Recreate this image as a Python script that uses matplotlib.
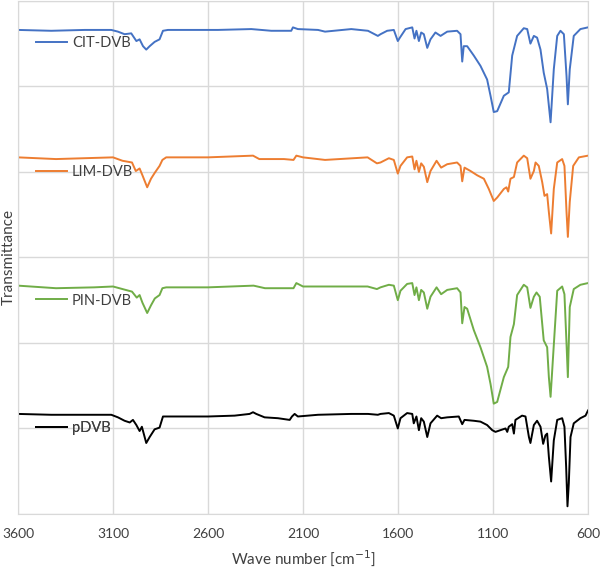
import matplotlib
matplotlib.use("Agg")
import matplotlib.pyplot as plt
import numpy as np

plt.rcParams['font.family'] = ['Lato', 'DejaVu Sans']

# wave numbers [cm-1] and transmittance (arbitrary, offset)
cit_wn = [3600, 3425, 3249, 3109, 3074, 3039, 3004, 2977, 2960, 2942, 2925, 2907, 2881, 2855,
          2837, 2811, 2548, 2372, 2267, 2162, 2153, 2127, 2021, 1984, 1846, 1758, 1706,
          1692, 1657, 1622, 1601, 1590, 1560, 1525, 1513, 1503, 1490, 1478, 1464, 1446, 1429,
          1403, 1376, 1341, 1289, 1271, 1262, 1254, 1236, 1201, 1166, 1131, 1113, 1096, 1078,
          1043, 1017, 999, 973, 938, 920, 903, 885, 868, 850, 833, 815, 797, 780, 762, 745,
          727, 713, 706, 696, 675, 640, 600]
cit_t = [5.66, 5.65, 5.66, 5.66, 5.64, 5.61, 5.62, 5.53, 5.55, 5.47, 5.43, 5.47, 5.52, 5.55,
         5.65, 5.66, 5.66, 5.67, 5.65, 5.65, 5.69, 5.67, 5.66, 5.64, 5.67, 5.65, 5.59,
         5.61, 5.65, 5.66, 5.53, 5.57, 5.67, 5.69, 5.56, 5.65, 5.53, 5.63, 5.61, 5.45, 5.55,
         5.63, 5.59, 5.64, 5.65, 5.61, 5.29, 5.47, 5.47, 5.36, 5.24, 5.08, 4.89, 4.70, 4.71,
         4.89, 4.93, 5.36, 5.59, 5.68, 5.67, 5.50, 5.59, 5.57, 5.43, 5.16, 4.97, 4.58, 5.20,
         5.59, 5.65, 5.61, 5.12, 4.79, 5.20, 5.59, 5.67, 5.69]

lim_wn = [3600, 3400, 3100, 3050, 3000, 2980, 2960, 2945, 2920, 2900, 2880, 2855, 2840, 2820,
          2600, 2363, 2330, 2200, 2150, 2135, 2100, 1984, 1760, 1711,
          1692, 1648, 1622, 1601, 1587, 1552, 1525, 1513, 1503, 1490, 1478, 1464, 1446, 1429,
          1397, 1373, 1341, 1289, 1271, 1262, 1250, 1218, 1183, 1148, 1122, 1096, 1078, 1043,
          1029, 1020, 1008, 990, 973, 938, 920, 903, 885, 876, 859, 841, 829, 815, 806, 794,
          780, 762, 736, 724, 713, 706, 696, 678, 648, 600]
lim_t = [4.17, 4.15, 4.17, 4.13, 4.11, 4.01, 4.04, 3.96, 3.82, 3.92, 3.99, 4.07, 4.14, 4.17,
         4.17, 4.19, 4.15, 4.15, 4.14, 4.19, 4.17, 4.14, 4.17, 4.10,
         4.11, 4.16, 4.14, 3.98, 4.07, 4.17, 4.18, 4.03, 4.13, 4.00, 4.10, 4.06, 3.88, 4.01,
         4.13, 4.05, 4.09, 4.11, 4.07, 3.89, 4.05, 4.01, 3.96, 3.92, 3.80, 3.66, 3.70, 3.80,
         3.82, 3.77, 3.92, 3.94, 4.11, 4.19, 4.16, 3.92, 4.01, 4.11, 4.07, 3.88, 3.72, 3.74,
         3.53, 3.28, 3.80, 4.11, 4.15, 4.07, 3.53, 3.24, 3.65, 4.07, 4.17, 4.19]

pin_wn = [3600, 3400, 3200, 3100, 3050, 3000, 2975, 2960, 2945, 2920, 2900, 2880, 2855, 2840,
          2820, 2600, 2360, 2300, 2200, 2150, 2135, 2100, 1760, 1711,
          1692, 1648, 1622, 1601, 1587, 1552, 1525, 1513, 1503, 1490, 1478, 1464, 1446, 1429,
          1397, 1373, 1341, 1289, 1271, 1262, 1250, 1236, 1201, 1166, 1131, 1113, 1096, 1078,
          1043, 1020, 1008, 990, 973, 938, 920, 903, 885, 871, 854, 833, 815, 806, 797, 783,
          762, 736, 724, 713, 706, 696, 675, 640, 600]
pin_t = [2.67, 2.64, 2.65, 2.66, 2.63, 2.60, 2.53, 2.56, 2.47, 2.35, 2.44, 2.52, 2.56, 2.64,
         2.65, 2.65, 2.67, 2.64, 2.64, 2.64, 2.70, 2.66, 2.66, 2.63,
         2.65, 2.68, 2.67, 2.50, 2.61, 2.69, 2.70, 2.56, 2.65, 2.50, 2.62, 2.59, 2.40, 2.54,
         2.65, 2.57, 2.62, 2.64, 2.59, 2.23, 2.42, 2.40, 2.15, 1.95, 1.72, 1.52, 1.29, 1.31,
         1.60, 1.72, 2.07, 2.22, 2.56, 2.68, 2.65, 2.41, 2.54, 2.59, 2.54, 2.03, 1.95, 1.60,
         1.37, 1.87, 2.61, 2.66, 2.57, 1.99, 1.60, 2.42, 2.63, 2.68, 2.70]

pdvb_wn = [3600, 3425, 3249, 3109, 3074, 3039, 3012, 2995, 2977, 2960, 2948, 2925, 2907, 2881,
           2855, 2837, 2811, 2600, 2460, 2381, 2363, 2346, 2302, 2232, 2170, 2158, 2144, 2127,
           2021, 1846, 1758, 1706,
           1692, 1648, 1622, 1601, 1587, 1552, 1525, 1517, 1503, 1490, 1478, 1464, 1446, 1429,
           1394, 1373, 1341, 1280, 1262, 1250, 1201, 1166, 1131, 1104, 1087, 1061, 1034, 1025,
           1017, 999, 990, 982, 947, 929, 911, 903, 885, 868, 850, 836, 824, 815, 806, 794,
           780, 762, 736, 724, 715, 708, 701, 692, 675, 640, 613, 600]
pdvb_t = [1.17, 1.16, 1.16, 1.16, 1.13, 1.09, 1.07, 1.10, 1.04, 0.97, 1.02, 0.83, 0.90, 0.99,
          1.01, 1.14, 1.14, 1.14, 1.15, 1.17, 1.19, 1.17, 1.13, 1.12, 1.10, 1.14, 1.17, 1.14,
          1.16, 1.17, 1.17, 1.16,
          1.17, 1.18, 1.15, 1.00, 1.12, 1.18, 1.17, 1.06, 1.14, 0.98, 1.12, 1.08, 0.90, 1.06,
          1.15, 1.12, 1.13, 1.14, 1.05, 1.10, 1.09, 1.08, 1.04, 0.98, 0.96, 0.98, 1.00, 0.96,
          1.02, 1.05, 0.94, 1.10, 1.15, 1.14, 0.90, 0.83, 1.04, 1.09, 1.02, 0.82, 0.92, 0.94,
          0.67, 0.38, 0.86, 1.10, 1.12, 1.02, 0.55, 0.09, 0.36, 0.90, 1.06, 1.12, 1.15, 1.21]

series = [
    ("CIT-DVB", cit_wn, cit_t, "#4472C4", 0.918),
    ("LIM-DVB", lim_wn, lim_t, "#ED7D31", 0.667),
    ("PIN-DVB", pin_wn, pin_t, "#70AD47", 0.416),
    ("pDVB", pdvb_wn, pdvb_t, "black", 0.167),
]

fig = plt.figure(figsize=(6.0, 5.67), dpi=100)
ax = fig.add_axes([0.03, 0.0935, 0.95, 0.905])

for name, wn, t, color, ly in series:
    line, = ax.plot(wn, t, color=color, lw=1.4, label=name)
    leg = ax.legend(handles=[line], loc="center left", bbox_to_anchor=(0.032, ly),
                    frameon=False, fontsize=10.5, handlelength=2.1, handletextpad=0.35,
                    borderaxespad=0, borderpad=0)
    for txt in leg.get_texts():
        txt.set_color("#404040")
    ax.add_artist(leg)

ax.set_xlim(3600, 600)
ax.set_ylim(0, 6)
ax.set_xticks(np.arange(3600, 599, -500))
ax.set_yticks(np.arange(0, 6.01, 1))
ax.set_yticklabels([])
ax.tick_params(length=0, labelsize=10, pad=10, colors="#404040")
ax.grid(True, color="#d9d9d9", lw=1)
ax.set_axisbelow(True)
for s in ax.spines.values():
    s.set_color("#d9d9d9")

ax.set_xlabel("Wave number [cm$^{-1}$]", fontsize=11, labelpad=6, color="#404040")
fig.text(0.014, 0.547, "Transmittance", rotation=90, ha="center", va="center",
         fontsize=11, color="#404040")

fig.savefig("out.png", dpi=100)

### Aim
Leave out the pictures and repeat the lines from the start of the material through the line with "5.59, 5.65, 5.61, 5.12, 4.79, 5.20, 5.59, 5.67, 5.69]", inclusive.

### Complete response
Recreate this image as a Python script that uses matplotlib.
import matplotlib
matplotlib.use("Agg")
import matplotlib.pyplot as plt
import numpy as np

plt.rcParams['font.family'] = ['Lato', 'DejaVu Sans']

# wave numbers [cm-1] and transmittance (arbitrary, offset)
cit_wn = [3600, 3425, 3249, 3109, 3074, 3039, 3004, 2977, 2960, 2942, 2925, 2907, 2881, 2855,
          2837, 2811, 2548, 2372, 2267, 2162, 2153, 2127, 2021, 1984, 1846, 1758, 1706,
          1692, 1657, 1622, 1601, 1590, 1560, 1525, 1513, 1503, 1490, 1478, 1464, 1446, 1429,
          1403, 1376, 1341, 1289, 1271, 1262, 1254, 1236, 1201, 1166, 1131, 1113, 1096, 1078,
          1043, 1017, 999, 973, 938, 920, 903, 885, 868, 850, 833, 815, 797, 780, 762, 745,
          727, 713, 706, 696, 675, 640, 600]
cit_t = [5.66, 5.65, 5.66, 5.66, 5.64, 5.61, 5.62, 5.53, 5.55, 5.47, 5.43, 5.47, 5.52, 5.55,
         5.65, 5.66, 5.66, 5.67, 5.65, 5.65, 5.69, 5.67, 5.66, 5.64, 5.67, 5.65, 5.59,
         5.61, 5.65, 5.66, 5.53, 5.57, 5.67, 5.69, 5.56, 5.65, 5.53, 5.63, 5.61, 5.45, 5.55,
         5.63, 5.59, 5.64, 5.65, 5.61, 5.29, 5.47, 5.47, 5.36, 5.24, 5.08, 4.89, 4.70, 4.71,
         4.89, 4.93, 5.36, 5.59, 5.68, 5.67, 5.50, 5.59, 5.57, 5.43, 5.16, 4.97, 4.58, 5.20,
         5.59, 5.65, 5.61, 5.12, 4.79, 5.20, 5.59, 5.67, 5.69]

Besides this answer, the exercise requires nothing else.